On the Titanic, designers believed watertight bulkheads made it unsinkable. When the iceberg tore through multiple compartments, water spilled from one to another, creating a cascade that sank the “unsinkable.”
Bulkheads must be truly isolated, tall enough, numerous enough.
In distributed systems, the bulkhead pattern isolates failures so one breach doesn’t flood the entire ship.
Without Bulkheads
Single Hull
One large cargo hold:
- Hull breach anywhere
- Water floods entire ship
- No way to contain
- Ship sinks rapidly
Like a paper bag—one hole destroys everything.
Cascade Effect
Even with basic dividers:
- Water fills first section
- Overflows to second
- Weight shifts, ship lists
- More sections flood
- Progressive failure
One problem becomes ship-wide catastrophe.
Software Bulkheads
Thread Pool Isolation
Without bulkheads:
- All requests share thread pool
- Bad endpoint exhausts threads
- Entire application blocked
With bulkheads:
- Payment API: 10 threads
- User API: 10 threads
- Analytics API: 5 threads
- Search API: 15 threads
One service flooding doesn’t drown others.

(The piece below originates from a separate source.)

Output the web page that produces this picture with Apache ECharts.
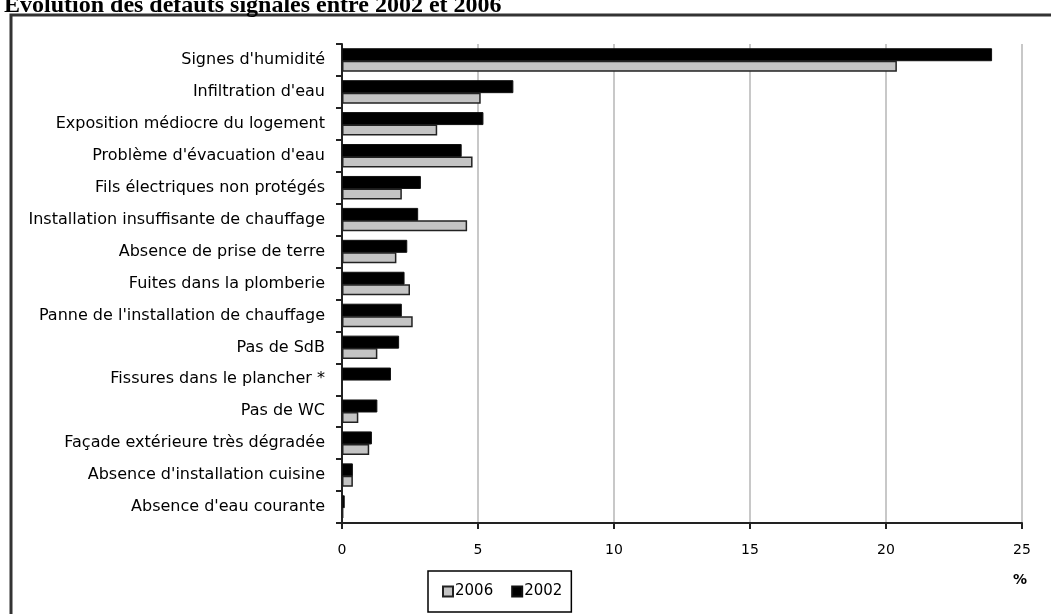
<!DOCTYPE html>
<html>
<head>
<meta charset="utf-8">
<script src="https://cdn.jsdelivr.net/npm/echarts@6/dist/echarts.min.js"></script>
<style>
  html, body { margin: 0; padding: 0; background: #fff; }
  #chart { width: 1051px; height: 614px; }
</style>
</head>
<body>
<div id="chart"></div>
<script>
// catégories, du haut vers le bas
const categories = [
  "Signes d'humidité",
  "Infiltration d'eau",
  'Exposition médiocre du logement',
  "Problème d'évacuation d'eau",
  'Fils électriques non protégés',
  'Installation insuffisante de chauffage',
  'Absence de prise de terre',
  'Fuites dans la plomberie',
  "Panne de l'installation de chauffage",
  'Pas de SdB',
  'Fissures dans le plancher *',
  'Pas de WC',
  'Façade extérieure très dégradée',
  "Absence d'installation cuisine",
  "Absence d'eau courante"
]
// en %
const values2002 = [23.9, 6.3, 5.2, 4.4, 2.9, 2.8, 2.4, 2.3, 2.2, 2.1, 1.8, 1.3, 1.1, 0.4, 0.1]
const values2006 = [20.4, 5.1, 3.5, 4.8, 2.2, 4.6, 2.0, 2.5, 2.6, 1.3, '-', 0.6, 1.0, 0.4, 0.05]
const xTicks = [0, 5, 10, 15, 20, 25]

const chart = echarts.init(document.getElementById('chart'))

const labelFont = 'DejaVu Sans, Verdana, sans-serif'

const option = {
  animation: false,
  title: {
    text: 'Évolution des défauts signalés entre 2002 et 2006',
    left: -1,
    top: -11,
    textStyle: {
      fontFamily: 'Liberation Serif, Times New Roman, serif',
      fontWeight: 'bold',
      fontSize: 24,
      color: '#000'
    }
  },
  legend: {
    data: ['2006', '2002'],
    left: 428,
    top: 571,
    padding: [13, 9, 13, 14],
    itemGap: 18,
    itemWidth: 10,
    itemHeight: 10,
    icon: 'rect',
    borderColor: '#000',
    borderWidth: 1.5,
    textStyle: { fontFamily: labelFont, fontSize: 15, color: '#000', padding: [0, 0, 0, -3] }
  },
  grid: {
    left: 342,
    right: 29,
    top: 44,
    bottom: 91
  },
  xAxis: {
    type: 'value',
    min: 0,
    max: 25,
    interval: 5,
    axisLine: { show: true, lineStyle: { color: '#222', width: 2 } },
    axisTick: { show: true, length: 6, inside: false, lineStyle: { color: '#222', width: 2 } },
    axisLabel: {
      margin: 20,
      fontFamily: labelFont,
      fontSize: 14,
      color: '#000',
      formatter: v => xTicks.indexOf(v) >= 0 ? String(v) : ''
    },
    splitLine: { show: true, lineStyle: { color: '#c8c8c8', width: 2 } }
  },
  yAxis: {
    type: 'category',
    data: categories,
    inverse: true,
    axisLine: { show: true, onZero: false, lineStyle: { color: '#222', width: 2 } },
    axisTick: { show: true, length: 6, lineStyle: { color: '#222', width: 2 } },
    axisLabel: {
      margin: 17,
      fontFamily: labelFont,
      fontSize: 16,
      color: '#000'
    },
    splitLine: { show: false }
  },
  series: [
    {
      name: '2002',
      type: 'bar',
      data: values2002,
      barWidth: 13,
      barGap: '-4%',
      itemStyle: { color: '#000', borderColor: '#111', borderWidth: 1 }
    },
    {
      name: '2006',
      type: 'bar',
      data: values2006,
      barWidth: 11,
      barGap: '-4%',
      itemStyle: { color: '#c4c4c4', borderColor: '#222', borderWidth: 1.5 }
    }
  ],
  graphic: [
    {
      type: 'rect',
      silent: true,
      shape: { x: 11, y: 15, width: 1100, height: 700 },
      style: { fill: 'none', stroke: '#333', lineWidth: 3 }
    },
    {
      type: 'text',
      left: 1013,
      top: 573,
      style: {
        text: '%',
        font: 'bold 14px ' + labelFont,
        fill: '#000'
      }
    }
  ]
}

chart.setOption(option)
</script>
</body>
</html>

This diagram requires JavaScript.
Enable JavaScript in your browser to use this feature.
Connection Pool Isolation
Shared pool:
- 100 connections total
- Reporting query uses all 100
- Customer transactions blocked
Bulkhead pools:
- Transactions: 50 connections
- Reporting: 20 connections
- Admin: 10 connections
- Background: 20 connections
Reports can’t sink transactions.
Common Problems
Titanic’s Fatal Flaw
Bulkheads not tall enough:
- Water spilled over tops
- Progressive flooding
- Ship lost
Software equivalent:
- Thread limit too high
- Memory limit too generous
- Isolation fails
Shared Resources
Hidden connections:
- Compartments share ventilation
- Flood spreads through ducts
- Isolation compromised
Software parallel:
- Shared cache
- Common connection pool
- Central logging
Failure spreads.
Decision Rules
Right-size compartments: analyze load patterns, consider failure impact, plan for growth.
Test your bulkheads: flood one compartment, verify others dry, test cascade scenarios.
Bulkheads delay failures, they don’t prevent them. Have lifeboats (fallbacks), practice procedures, monitor constantly.
The iceberg is out there. Your system will hit something. With proper bulkheads, you’ll stay afloat long enough to reach port.